PRODIGY_ML_02

ML Internship at Prodigy InfoTech

Task - 02

K-means clustering algorithm to group customers

This repository contains code on K-means clustering algorithm to group customers of a retail store based on their purchase history.

Description:

In the dynamic landscape of retail, understanding customer behavior is paramount for business success. Leveraging the power of machine learning, this project focuses on employing the K-means clustering algorithm to categorize customers of a retail store based on their purchase history. The aim is to uncover meaningful patterns in customer data, allowing the retail store to tailor its strategies for different customer segments.

Algorithm:

Step 1: Import Necessary Libraries

  • Import required libraries such as pandas, numpy, matplotlib.pyplot, seaborn, and KMeans from sklearn.

Step 2: Load and Explore the Data

  • Read the 'Mall_Customers.csv' dataset into a DataFrame (df).
  • Display the first few rows of the dataset using df.head().
  • Display the shape of the dataset using df.shape.
  • Display information about the dataset using df.info().
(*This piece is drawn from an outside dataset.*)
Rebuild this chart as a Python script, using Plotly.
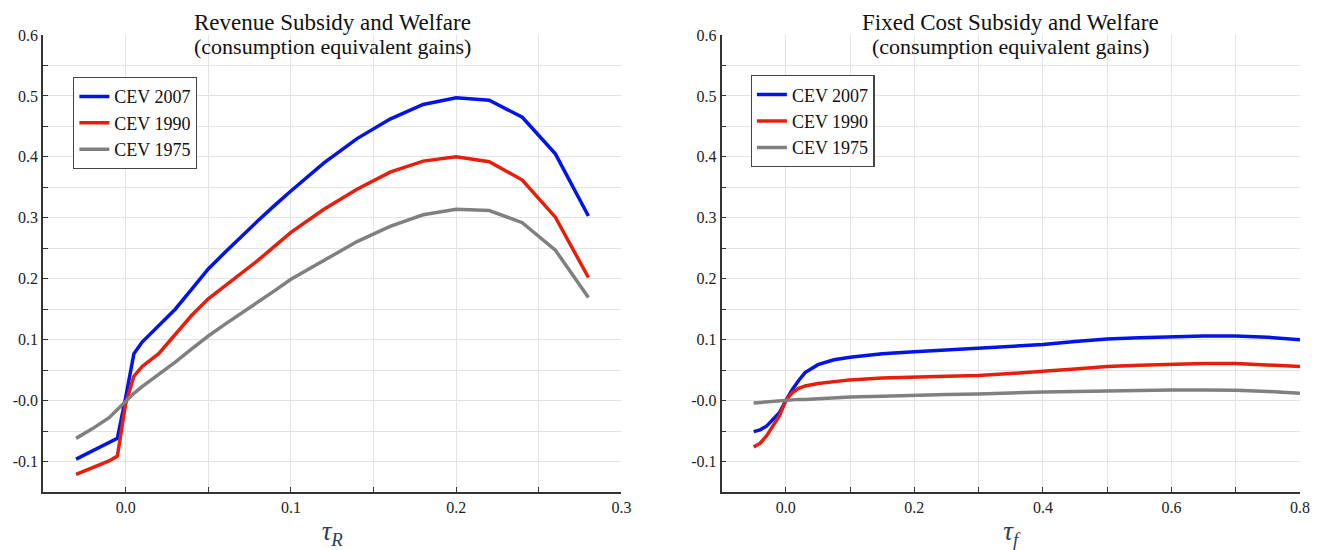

Step 3: Prepare Data for Clustering

  • Select relevant columns (features) for clustering, typically representing customer behavior. In this case, columns 3 and 4 are selected and stored in the variable 'X'.
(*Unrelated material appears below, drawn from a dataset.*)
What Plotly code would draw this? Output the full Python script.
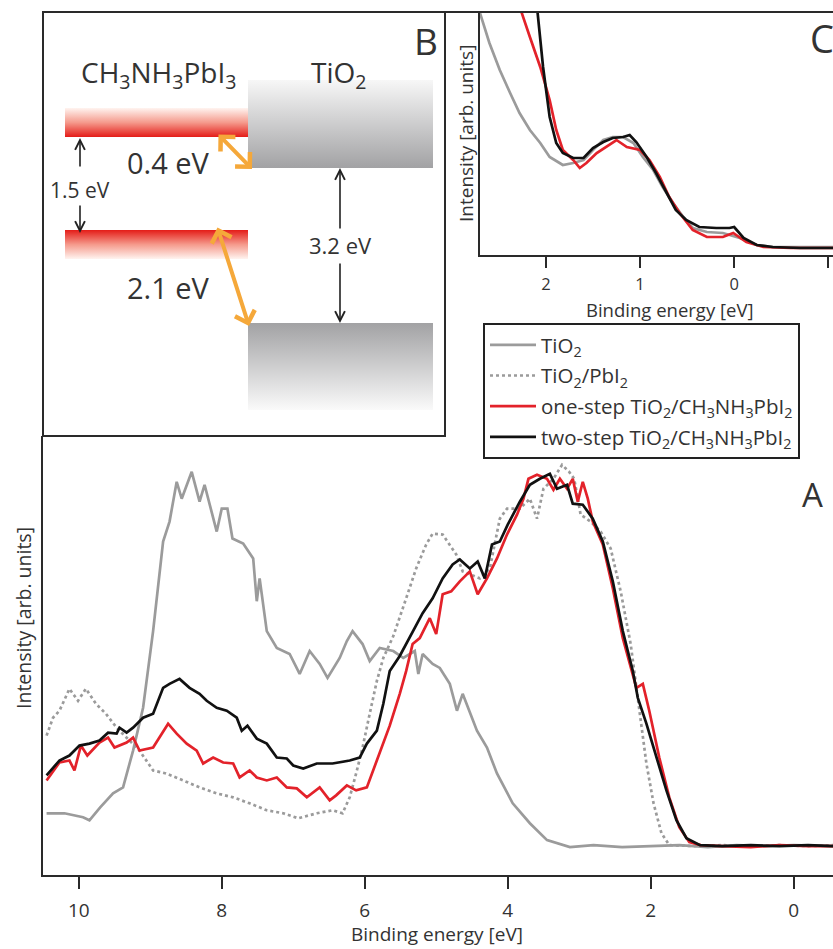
import plotly.graph_objects as go

# ---------------- data: main panel A (binding energy [eV] vs intensity [arb.]) ----------------
e_tio2 = [10.45, 10.2, 9.94, 9.85, 9.7, 9.52, 9.38, 9.24, 9.1, 8.96, 8.82, 8.73, 8.63, 8.56, 8.42,
          8.31, 8.24, 8.07, 8.0, 7.92, 7.85, 7.7, 7.56, 7.51, 7.47, 7.37, 7.23, 7.05, 6.91, 6.77,
          6.63, 6.52, 6.35, 6.25, 6.17, 6.03, 5.93, 5.79, 5.6, 5.46, 5.3, 5.25, 5.19, 5.05, 4.95,
          4.81, 4.71, 4.63, 4.43, 4.29, 4.15, 3.93, 3.69, 3.45, 3.13, 2.8, 2.4, 2.0, 1.6, 1.2,
          0.8, 0.4, 0.0, -0.55]
i_tio2 = [62, 62, 58, 55, 68, 82, 88, 125, 168, 245, 335, 355, 395, 378, 405,
          375, 392, 345, 368, 368, 338, 333, 318, 275, 298, 245, 228, 222, 202, 225,
          212, 198, 218, 235, 245, 232, 215, 228, 225, 218, 225, 202, 222, 212, 208,
          192, 165, 182, 145, 128, 102, 72, 52, 35, 28, 30, 28, 29, 30, 28,
          30, 29, 30, 29]

e_pbi2 = [10.45, 10.36, 10.27, 10.13, 10.01, 9.9, 9.76, 9.62, 9.47, 9.33, 9.15, 8.96, 8.78, 8.54,
          8.31, 8.07, 7.84, 7.61, 7.37, 7.14, 6.93, 6.67, 6.45, 6.31, 6.21, 6.12, 6.03, 5.93, 5.83,
          5.74, 5.6, 5.42, 5.28, 5.14, 5.05, 4.91, 4.81, 4.72, 4.63, 4.53, 4.39, 4.25, 4.11, 4.01,
          3.83, 3.69, 3.59, 3.5, 3.36, 3.24, 3.14, 3.07, 2.98, 2.84, 2.7, 2.56, 2.42, 2.28, 2.14,
          2.06, 1.96, 1.85, 1.74, 1.4, 1.0, 0.6, 0.2, -0.2, -0.55]
i_pbi2 = [140, 158, 165, 187, 175, 187, 172, 162, 148, 138, 125, 105, 102, 95,
          88, 82, 78, 72, 65, 62, 57, 62, 65, 62, 78, 102, 128, 162, 195,
          218, 240, 278, 308, 332, 343, 342, 332, 322, 305, 302, 298, 308, 358, 368,
          368, 378, 358, 388, 398, 412, 405, 398, 362, 355, 345, 328, 285, 232, 158,
          112, 72, 42, 30, 29, 30, 29, 30, 29, 30]

e_one = [10.45, 10.27, 10.13, 10.06, 9.97, 9.88, 9.71, 9.59, 9.5, 9.33, 9.24, 9.15, 8.96, 8.87,
         8.75, 8.63, 8.49, 8.35, 8.26, 8.12, 7.98, 7.84, 7.75, 7.61, 7.51, 7.37, 7.23, 7.09, 6.95,
         6.81, 6.63, 6.49, 6.4, 6.25, 6.12, 5.97, 5.88, 5.79, 5.65, 5.51, 5.42, 5.33, 5.23, 5.09,
         5.0, 4.91, 4.79, 4.67, 4.53, 4.42, 4.29, 4.15, 4.01, 3.87, 3.78, 3.71, 3.59, 3.45, 3.36,
         3.27, 3.17, 3.09, 3.02, 2.95, 2.88, 2.81, 2.67, 2.53, 2.39, 2.2, 2.11, 2.02, 1.88, 1.74,
         1.6, 1.46, 1.3, 1.0, 0.6, 0.2, -0.2, -0.55]
i_one = [95, 113, 115, 105, 130, 120, 133, 138, 128, 133, 138, 125, 128, 138,
         152, 142, 132, 125, 112, 118, 113, 112, 98, 105, 98, 95, 98, 88, 87,
         78, 88, 75, 80, 90, 85, 88, 105, 122, 150, 182, 205, 232, 238, 258,
         242, 282, 285, 295, 305, 282, 298, 318, 342, 362, 378, 398, 402, 398, 387,
         398, 388, 398, 375, 395, 378, 355, 332, 288, 238, 188, 192, 165, 118, 78,
         48, 33, 30, 29, 28, 30, 29, 29]

e_two = [10.45, 10.27, 10.13, 9.99, 9.85, 9.71, 9.59, 9.47, 9.43, 9.33, 9.24, 9.1, 8.96, 8.82,
         8.73, 8.59, 8.45, 8.31, 8.21, 8.07, 7.93, 7.79, 7.72, 7.64, 7.51, 7.37, 7.23, 7.09, 7.0,
         6.86, 6.67, 6.45, 6.21, 6.07, 5.97, 5.83, 5.74, 5.65, 5.51, 5.33, 5.19, 5.05, 4.91, 4.77,
         4.67, 4.53, 4.42, 4.32, 4.22, 4.11, 4.0, 3.83, 3.69, 3.55, 3.41, 3.31, 3.17, 3.09, 2.95,
         2.81, 2.67, 2.53, 2.39, 2.25, 2.18, 2.06, 1.92, 1.78, 1.64, 1.5, 1.31, 1.0, 0.6, 0.2,
         -0.2, -0.55]
i_two = [100, 115, 120, 130, 132, 135, 143, 142, 148, 143, 148, 158, 162, 188,
         192, 197, 188, 182, 175, 168, 165, 158, 145, 150, 137, 132, 118, 117, 110,
         107, 112, 112, 115, 118, 132, 145, 172, 205, 220, 245, 263, 278, 298, 312,
         317, 308, 315, 298, 332, 335, 352, 375, 392, 398, 403, 388, 392, 373, 372,
         358, 335, 295, 245, 205, 178, 152, 118, 85, 55, 37, 30, 29, 30, 29,
         30, 29]

# ---------------- data: inset C (valence band edge zoom) ----------------
c_e_tio2 = [2.75, 2.70, 2.60, 2.49, 2.38, 2.28, 2.17, 2.06, 1.96, 1.82, 1.71, 1.60, 1.50, 1.39, 1.29,
            1.18, 1.07, 0.97, 0.86, 0.76, 0.65, 0.54, 0.44, 0.29, 0.12, -0.06, -0.24, -0.41, -0.78, -1.05]
c_i_tio2 = [250, 242, 212, 185, 162, 142, 125, 112, 98, 90, 92, 95, 105, 115, 118,
            118, 112, 98, 85, 68, 52, 38, 27, 23, 22, 17, 10, 8, 8, 8]
c_e_one = [2.35, 2.26, 2.17, 2.06, 1.96, 1.89, 1.82, 1.71, 1.64, 1.57, 1.46, 1.36, 1.25, 1.14,
           1.0, 0.9, 0.79, 0.69, 0.58, 0.44, 0.29, 0.12, 0.01, -0.13, -0.31, -0.6, -1.05]
c_i_one = [280, 243, 218, 188, 155, 125, 105, 95, 87, 92, 102, 108, 115, 108,
           105, 95, 78, 58, 42, 25, 18, 18, 22, 13, 8, 7, 7]
c_e_two = [2.15, 2.09, 2.03, 1.96, 1.89, 1.82, 1.71, 1.6, 1.5, 1.39, 1.29, 1.18, 1.11, 1.04,
           0.93, 0.83, 0.72, 0.62, 0.51, 0.37, 0.19, 0.05, 0.0, -0.1, -0.24, -0.41, -0.7, -1.05]
c_i_two = [300, 243, 188, 138, 112, 102, 97, 97, 107, 113, 117, 118, 120, 113,
           98, 82, 62, 45, 35, 28, 27, 27, 28, 17, 10, 8, 7, 7]

# ---------------- tick labels ----------------
main_tick_vals = [10, 8, 6, 4, 2, 0]
main_tick_text = ['10', '8', '6', '4', '2', '0']
c_tick_vals = [2, 1, 0, -1]
c_tick_text = ['2', '1', '0', '-1']

series_names = ['TiO<sub>2</sub>', 'TiO<sub>2</sub>/PbI<sub>2</sub>',
                'one-step TiO<sub>2</sub>/CH<sub>3</sub>NH<sub>3</sub>PbI<sub>2</sub>',
                'two-step TiO<sub>2</sub>/CH<sub>3</sub>NH<sub>3</sub>PbI<sub>2</sub>']

# ---------------- panel B schematic labels ----------------
band_labels = ['0.4 eV', '2.1 eV', '1.5 eV', '3.2 eV']

GRAY = '#9b9b9b'
RED = '#e3222a'
BLACK = '#111111'
ORANGE = '#f5a83a'
TXT = '#333333'
FONT = 'Open Sans, sans-serif'

W, H = 833, 949

fig = go.Figure()

# main panel traces
lw = 2.7
fig.add_trace(go.Scatter(x=e_tio2, y=i_tio2, mode='lines', name=series_names[0], legendgroup='g1',
                         line=dict(color=GRAY, width=lw), xaxis='x', yaxis='y'))
fig.add_trace(go.Scatter(x=e_pbi2, y=i_pbi2, mode='lines', name=series_names[1], legendgroup='g2',
                         line=dict(color=GRAY, width=lw, dash='dot'), xaxis='x', yaxis='y'))
fig.add_trace(go.Scatter(x=e_one, y=i_one, mode='lines', name=series_names[2], legendgroup='g3',
                         line=dict(color=RED, width=lw), xaxis='x', yaxis='y'))
fig.add_trace(go.Scatter(x=e_two, y=i_two, mode='lines', name=series_names[3], legendgroup='g4',
                         line=dict(color=BLACK, width=lw), xaxis='x', yaxis='y'))

# inset C traces
fig.add_trace(go.Scatter(x=c_e_tio2, y=c_i_tio2, mode='lines', showlegend=False,
                         line=dict(color=GRAY, width=lw), xaxis='x2', yaxis='y2'))
fig.add_trace(go.Scatter(x=c_e_one, y=c_i_one, mode='lines', showlegend=False,
                         line=dict(color=RED, width=lw), xaxis='x2', yaxis='y2'))
fig.add_trace(go.Scatter(x=c_e_two, y=c_i_two, mode='lines', showlegend=False,
                         line=dict(color=BLACK, width=lw), xaxis='x2', yaxis='y2'))


# panel B gradient blocks (pixel-space overlay axes x3/y3)
def block(x0, x1, y0, y1, scale):
    return go.Scatter(x=[x0, x1, x1, x0, x0], y=[y0, y0, y1, y1, y0], mode='lines', fill='toself',
                      fillgradient=dict(type='vertical', colorscale=scale, start=y0, stop=y1),
                      line=dict(width=0, color='rgba(0,0,0,0)'), hoverinfo='skip', showlegend=False,
                      xaxis='x3', yaxis='y3')


red_down = [[0, '#fff4f0'], [0.5, '#f59a8c'], [1, '#e41c18']]
red_up = [[0, '#e41c18'], [0.5, '#f59a8c'], [1, '#fff4f0']]
gray_down = [[0, '#f7f7f7'], [1, '#a2a2a4']]
gray_up = [[0, '#a2a2a4'], [1, '#fafafa']]
fig.add_trace(block(65, 248, 108, 137, red_down))
fig.add_trace(block(65, 248, 230, 259, red_up))
fig.add_trace(block(248, 433, 80, 168, gray_down))
fig.add_trace(block(248, 433, 323, 410, gray_up))

shapes = [
    dict(type='rect', xref='x3', yref='y3', x0=43, x1=445, y0=12, y1=436,
         line=dict(color='#2a2a2a', width=2), fillcolor='rgba(0,0,0,0)'),
    dict(type='line', xref='x3', yref='y3', x0=445, x1=833, y0=12, y1=12,
         line=dict(color='#2a2a2a', width=2)),
]

ann = []


def txt(x, y, s, size, angle=0, color=TXT):
    ann.append(dict(x=x, y=y, xref='x3', yref='y3', text=s, showarrow=False, textangle=angle,
                    font=dict(size=size, color=color, family=FONT), xanchor='center', yanchor='middle'))


def arrow(x, y, ax, ay, color, width, head, size, both=False):
    ann.append(dict(x=x, y=y, ax=ax, ay=ay, xref='x3', yref='y3', axref='x3', ayref='y3', text='',
                    showarrow=True, arrowhead=head, startarrowhead=head, arrowsize=size,
                    startarrowsize=size, arrowwidth=width, arrowcolor=color,
                    arrowside='end+start' if both else 'end'))


txt(426, 40, 'B', 37)
txt(158, 74, 'CH<sub>3</sub>NH<sub>3</sub>PbI<sub>3</sub>', 28)
txt(339, 74, 'TiO<sub>2</sub>', 28)
txt(168, 162, band_labels[0], 29)
txt(168, 287, band_labels[1], 29)
txt(80, 190, band_labels[2], 21)
txt(340, 245, band_labels[3], 22)
arrow(80, 138, 80, 168, '#222', 1.6, 5, 1.2)
arrow(80, 233, 80, 204, '#222', 1.6, 5, 1.2)
arrow(340, 168, 340, 230, '#222', 1.6, 5, 1.2)
arrow(340, 323, 340, 262, '#222', 1.6, 5, 1.2)
arrow(252, 169, 217, 133, ORANGE, 4, 4, 1.0, both=True)
arrow(249, 326, 217, 226, ORANGE, 4, 4, 1.0, both=True)

txt(812, 494, 'A', 33)
txt(822, 38, 'C', 38)
txt(437, 934, 'Binding energy [eV]', 19)
txt(23, 618, 'Intensity [arb. units]', 19.5, angle=-90)
txt(466, 134, 'Intensity [arb. units]', 19, angle=-90)
txt(669, 309, 'Binding energy [eV]', 18.5)

axis_common = dict(showgrid=False, zeroline=False, showline=True, linecolor='#2a2a2a', linewidth=2)

fig.update_layout(
    width=W, height=H, margin=dict(l=0, r=0, t=0, b=0),
    paper_bgcolor='white', plot_bgcolor='rgba(0,0,0,0)',
    font=dict(family=FONT, color=TXT),
    hovermode=False,
    xaxis=dict(domain=[43 / W, 1], range=[10.5, -0.55], anchor='y', ticks='outside', ticklen=12,
               tickwidth=2, tickcolor='#2a2a2a', tickvals=main_tick_vals, ticktext=main_tick_text,
               tickfont=dict(size=19, color=TXT), ticklabelstandoff=5, **axis_common),
    yaxis=dict(domain=[1 - 875 / H, 1 - 436 / H], range=[0, 441], anchor='x', showticklabels=False,
               ticks='', **axis_common),
    xaxis2=dict(domain=[480 / W, 1], range=[2.70, -1.05], anchor='y2', ticks='outside', ticklen=11,
                tickwidth=2, tickcolor='#2a2a2a', tickvals=c_tick_vals, ticktext=c_tick_text,
                tickfont=dict(size=16.5, color=TXT), ticklabelstandoff=2, **axis_common),
    yaxis2=dict(domain=[1 - 255 / H, 1 - 12 / H], range=[0, 243], anchor='x2', showticklabels=False,
                ticks='', **axis_common),
    xaxis3=dict(domain=[0, 1], range=[0, W], anchor='y3', visible=False, fixedrange=True),
    yaxis3=dict(domain=[0, 1], range=[H, 0], anchor='x3', visible=False, fixedrange=True),
    legend=dict(x=483 / W, y=1 - 323 / H, xanchor='left', yanchor='top', bgcolor='white',
                bordercolor='#222', borderwidth=2, font=dict(size=20.5, color=TXT, family=FONT),
                tracegroupgap=1, itemwidth=46),
    shapes=shapes,
    annotations=ann,
)

fig.write_html('out.html')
Step 4: Elbow Method for Optimal Cluster Selection

  • Initialize an empty list 'wcss' to store Within-Cluster-Sum-of-Squares.
  • Iterate through a range of cluster numbers (1 to 10) using a for loop.
  • For each cluster number, fit a KMeans model and calculate the WCSS, then append it to the 'wcss' list.
  • Plot an elbow chart to visualize the WCSS values.
  • Choose the number of clusters where the decrease in WCSS starts to slow down (the "elbow" point). In this case, it seems to be 5.
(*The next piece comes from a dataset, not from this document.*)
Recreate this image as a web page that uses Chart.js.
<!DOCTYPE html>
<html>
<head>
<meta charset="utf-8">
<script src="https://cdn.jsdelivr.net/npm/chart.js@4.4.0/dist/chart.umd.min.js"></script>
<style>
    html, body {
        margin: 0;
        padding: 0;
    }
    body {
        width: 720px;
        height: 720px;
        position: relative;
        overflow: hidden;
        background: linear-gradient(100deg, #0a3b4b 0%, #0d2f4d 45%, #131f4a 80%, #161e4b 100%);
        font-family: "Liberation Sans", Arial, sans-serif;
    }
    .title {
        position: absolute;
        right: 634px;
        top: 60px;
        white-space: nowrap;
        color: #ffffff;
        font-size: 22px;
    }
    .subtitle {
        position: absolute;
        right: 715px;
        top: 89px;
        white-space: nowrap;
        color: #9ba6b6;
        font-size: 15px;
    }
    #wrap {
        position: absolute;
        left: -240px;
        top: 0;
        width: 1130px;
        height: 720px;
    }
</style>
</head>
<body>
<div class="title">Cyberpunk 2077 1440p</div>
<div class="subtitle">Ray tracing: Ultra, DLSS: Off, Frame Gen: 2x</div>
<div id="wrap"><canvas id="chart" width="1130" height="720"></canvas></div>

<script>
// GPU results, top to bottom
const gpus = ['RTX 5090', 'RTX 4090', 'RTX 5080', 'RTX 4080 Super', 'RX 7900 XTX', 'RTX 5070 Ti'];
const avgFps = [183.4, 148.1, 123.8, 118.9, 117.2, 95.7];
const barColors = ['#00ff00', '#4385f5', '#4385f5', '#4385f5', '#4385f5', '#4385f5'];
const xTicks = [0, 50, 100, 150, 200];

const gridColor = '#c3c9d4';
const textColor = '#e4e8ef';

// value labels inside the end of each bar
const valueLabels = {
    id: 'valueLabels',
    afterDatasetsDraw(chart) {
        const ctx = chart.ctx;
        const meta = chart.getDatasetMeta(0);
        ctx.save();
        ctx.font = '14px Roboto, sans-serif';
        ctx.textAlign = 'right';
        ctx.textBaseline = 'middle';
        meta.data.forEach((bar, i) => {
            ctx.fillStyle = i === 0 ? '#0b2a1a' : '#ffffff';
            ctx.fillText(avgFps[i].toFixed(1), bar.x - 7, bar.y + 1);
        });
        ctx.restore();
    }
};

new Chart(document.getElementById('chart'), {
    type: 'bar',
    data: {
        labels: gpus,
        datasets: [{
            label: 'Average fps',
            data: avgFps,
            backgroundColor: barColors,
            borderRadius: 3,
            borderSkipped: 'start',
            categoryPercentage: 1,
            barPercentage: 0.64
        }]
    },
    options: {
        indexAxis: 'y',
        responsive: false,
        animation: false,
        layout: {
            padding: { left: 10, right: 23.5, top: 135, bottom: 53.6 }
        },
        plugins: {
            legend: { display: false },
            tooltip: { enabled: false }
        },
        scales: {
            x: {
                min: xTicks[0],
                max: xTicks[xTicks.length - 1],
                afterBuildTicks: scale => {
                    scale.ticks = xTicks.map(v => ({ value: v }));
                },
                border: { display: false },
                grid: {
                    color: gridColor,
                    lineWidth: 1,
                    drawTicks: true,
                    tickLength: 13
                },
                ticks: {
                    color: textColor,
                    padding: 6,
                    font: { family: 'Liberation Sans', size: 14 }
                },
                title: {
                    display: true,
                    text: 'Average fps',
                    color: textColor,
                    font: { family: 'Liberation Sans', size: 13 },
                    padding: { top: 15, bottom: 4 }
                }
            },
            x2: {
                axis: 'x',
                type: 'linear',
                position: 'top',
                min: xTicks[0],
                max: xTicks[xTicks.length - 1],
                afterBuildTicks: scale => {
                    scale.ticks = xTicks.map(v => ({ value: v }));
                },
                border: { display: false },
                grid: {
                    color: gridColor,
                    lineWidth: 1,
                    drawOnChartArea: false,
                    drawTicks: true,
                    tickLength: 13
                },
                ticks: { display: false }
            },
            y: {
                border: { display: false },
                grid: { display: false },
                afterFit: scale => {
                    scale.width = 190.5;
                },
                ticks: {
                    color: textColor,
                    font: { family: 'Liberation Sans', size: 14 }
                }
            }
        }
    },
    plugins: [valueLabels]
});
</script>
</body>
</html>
Step 5: Perform K-means Clustering

  • Initialize a KMeans model with the chosen number of clusters (5).
  • Fit the model on the data and obtain cluster labels for each data point.

Step 6: Visualize the Clusters

  • Plot a scatter plot for the customer data points, color-coded by their assigned clusters (Cust 1 to Cust 5).
  • Plot the centroids of the clusters in magenta.
  • Add a legend to identify each cluster.

Step 7: Display the Plot

  • Display the final plot.

Usage:

  1. Dataset from Kaggle Mall Customer Segmentation Data.
  2. Used Jupiter Notebook for Python Coding.

Techniques:

The following techniques are implemented in this project:

  • K-means clustering algorithm